__Information shown__

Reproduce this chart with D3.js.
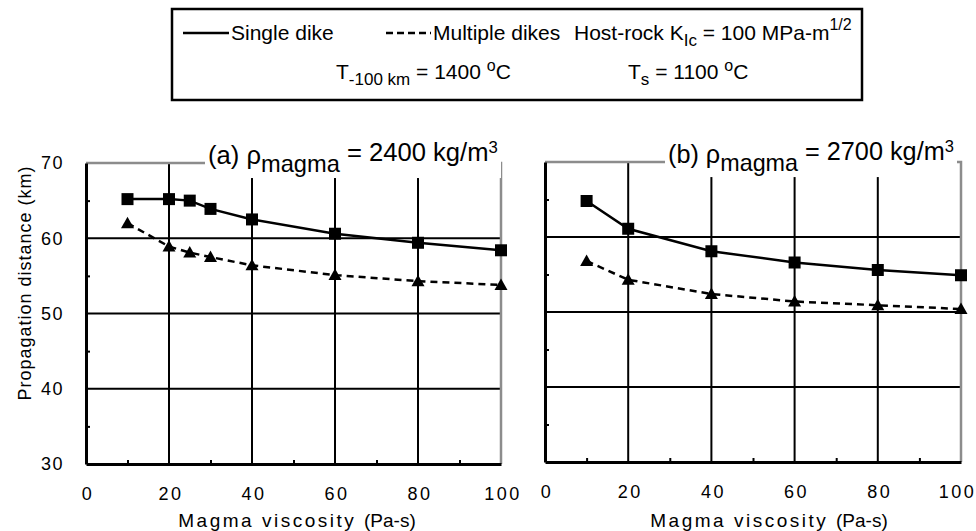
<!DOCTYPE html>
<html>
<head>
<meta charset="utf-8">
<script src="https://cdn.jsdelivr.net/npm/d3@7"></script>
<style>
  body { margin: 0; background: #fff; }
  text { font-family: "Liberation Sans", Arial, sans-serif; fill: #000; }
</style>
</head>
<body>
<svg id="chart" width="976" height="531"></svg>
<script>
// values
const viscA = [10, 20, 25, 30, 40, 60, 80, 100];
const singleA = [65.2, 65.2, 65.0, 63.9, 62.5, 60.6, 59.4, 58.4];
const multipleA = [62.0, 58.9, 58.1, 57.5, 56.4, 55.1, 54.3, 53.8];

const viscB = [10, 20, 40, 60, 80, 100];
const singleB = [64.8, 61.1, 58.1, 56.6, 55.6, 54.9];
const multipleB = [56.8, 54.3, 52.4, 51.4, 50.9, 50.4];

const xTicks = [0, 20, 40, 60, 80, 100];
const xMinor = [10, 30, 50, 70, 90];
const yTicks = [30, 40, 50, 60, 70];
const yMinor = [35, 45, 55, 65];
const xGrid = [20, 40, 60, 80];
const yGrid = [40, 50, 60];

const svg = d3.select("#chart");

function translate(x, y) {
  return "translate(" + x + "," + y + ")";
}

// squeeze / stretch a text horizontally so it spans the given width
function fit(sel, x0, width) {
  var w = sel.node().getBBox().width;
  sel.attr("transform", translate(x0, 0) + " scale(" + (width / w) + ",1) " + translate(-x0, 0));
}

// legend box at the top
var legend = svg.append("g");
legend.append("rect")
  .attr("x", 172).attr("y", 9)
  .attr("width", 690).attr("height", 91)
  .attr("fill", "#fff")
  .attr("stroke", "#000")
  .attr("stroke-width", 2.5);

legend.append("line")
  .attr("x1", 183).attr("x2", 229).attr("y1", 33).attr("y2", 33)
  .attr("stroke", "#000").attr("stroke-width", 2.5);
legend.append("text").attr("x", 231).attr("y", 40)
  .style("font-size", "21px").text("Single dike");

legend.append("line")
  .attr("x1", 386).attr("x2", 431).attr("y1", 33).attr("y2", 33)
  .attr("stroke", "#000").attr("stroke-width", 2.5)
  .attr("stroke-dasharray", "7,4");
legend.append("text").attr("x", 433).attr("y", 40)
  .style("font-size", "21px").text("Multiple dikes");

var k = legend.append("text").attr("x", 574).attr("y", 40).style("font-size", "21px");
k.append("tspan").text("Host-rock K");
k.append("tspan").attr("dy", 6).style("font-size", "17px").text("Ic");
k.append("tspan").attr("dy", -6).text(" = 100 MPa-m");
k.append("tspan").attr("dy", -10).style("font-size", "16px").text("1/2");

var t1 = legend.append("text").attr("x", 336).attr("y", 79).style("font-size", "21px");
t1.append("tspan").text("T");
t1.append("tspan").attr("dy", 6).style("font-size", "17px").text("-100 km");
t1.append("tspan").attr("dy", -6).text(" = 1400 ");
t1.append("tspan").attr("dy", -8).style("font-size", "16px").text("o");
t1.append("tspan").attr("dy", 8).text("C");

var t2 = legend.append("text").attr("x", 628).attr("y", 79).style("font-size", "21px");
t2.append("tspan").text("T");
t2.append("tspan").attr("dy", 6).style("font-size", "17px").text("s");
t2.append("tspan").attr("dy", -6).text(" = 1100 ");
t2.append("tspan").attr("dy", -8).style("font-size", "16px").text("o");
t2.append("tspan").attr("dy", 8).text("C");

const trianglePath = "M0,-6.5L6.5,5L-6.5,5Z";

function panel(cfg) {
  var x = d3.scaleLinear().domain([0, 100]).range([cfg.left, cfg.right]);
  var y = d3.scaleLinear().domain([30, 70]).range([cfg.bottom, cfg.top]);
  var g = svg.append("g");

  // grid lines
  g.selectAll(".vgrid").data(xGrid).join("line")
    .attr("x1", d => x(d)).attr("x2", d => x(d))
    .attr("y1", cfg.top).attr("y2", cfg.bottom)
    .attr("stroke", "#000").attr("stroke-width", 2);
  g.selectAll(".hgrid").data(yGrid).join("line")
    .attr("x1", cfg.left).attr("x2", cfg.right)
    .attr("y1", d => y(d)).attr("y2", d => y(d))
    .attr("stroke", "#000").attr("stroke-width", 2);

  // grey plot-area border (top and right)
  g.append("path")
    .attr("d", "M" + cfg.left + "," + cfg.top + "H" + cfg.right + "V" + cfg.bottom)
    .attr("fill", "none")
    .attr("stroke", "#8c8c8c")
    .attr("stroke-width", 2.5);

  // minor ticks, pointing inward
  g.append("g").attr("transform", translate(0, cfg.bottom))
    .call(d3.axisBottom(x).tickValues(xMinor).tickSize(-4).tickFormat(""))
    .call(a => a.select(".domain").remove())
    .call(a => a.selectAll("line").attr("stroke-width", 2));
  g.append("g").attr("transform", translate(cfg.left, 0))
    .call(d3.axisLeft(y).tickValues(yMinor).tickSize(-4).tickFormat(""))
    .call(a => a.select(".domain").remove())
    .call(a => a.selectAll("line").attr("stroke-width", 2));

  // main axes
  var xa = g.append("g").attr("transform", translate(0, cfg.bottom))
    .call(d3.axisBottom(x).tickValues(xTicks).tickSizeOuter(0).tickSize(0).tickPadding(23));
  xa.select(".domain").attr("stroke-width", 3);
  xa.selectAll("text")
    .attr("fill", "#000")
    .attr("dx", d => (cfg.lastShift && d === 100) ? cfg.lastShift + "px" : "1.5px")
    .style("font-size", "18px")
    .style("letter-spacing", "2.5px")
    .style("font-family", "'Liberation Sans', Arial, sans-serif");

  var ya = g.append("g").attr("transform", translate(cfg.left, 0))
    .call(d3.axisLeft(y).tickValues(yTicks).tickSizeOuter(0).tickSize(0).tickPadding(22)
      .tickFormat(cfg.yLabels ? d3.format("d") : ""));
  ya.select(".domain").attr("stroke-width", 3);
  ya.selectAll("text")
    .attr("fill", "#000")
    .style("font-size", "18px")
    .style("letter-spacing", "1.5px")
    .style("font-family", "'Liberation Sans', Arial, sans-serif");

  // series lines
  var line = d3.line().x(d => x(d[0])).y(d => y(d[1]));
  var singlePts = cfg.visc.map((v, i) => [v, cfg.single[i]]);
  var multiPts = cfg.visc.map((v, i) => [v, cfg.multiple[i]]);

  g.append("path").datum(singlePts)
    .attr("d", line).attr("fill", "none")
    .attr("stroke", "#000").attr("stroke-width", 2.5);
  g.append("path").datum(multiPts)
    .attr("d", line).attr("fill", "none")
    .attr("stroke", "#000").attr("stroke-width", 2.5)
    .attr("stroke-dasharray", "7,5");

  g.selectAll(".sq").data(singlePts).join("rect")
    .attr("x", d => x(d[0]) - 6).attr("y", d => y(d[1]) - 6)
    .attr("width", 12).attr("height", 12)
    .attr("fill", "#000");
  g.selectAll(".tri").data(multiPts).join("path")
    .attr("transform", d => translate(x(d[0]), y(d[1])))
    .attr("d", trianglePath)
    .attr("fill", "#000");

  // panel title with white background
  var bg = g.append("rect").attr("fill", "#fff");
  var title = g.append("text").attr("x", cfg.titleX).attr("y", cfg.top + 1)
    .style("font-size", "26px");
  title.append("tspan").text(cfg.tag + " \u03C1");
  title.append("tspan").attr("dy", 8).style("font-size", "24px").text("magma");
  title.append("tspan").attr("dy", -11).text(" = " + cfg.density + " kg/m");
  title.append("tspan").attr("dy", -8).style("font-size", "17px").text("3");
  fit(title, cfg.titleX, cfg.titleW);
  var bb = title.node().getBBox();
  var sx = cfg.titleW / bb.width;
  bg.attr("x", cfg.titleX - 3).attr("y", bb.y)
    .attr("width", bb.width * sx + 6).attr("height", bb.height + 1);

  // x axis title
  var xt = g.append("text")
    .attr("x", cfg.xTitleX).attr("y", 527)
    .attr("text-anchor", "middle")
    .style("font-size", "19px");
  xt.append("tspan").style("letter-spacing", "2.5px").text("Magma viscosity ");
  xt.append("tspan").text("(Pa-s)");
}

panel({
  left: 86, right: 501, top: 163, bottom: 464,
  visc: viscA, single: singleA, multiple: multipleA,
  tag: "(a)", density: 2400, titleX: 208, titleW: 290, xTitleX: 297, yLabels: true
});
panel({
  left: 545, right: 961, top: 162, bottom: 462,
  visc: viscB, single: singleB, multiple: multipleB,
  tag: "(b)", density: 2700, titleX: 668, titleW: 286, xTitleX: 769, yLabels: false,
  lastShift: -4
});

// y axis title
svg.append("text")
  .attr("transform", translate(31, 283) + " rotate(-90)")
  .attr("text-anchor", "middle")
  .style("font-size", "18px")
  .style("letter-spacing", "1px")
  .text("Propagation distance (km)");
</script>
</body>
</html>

__Written task__
Restate each line from the start of the listing through the line bearing "const yGrid = [40, 50, 60];" word for word. Drop the pictures.

__Reply to the exercise__
Reproduce this chart with D3.js.
<!DOCTYPE html>
<html>
<head>
<meta charset="utf-8">
<script src="https://cdn.jsdelivr.net/npm/d3@7"></script>
<style>
  body { margin: 0; background: #fff; }
  text { font-family: "Liberation Sans", Arial, sans-serif; fill: #000; }
</style>
</head>
<body>
<svg id="chart" width="976" height="531"></svg>
<script>
// values
const viscA = [10, 20, 25, 30, 40, 60, 80, 100];
const singleA = [65.2, 65.2, 65.0, 63.9, 62.5, 60.6, 59.4, 58.4];
const multipleA = [62.0, 58.9, 58.1, 57.5, 56.4, 55.1, 54.3, 53.8];

const viscB = [10, 20, 40, 60, 80, 100];
const singleB = [64.8, 61.1, 58.1, 56.6, 55.6, 54.9];
const multipleB = [56.8, 54.3, 52.4, 51.4, 50.9, 50.4];

const xTicks = [0, 20, 40, 60, 80, 100];
const xMinor = [10, 30, 50, 70, 90];
const yTicks = [30, 40, 50, 60, 70];
const yMinor = [35, 45, 55, 65];
const xGrid = [20, 40, 60, 80];
const yGrid = [40, 50, 60];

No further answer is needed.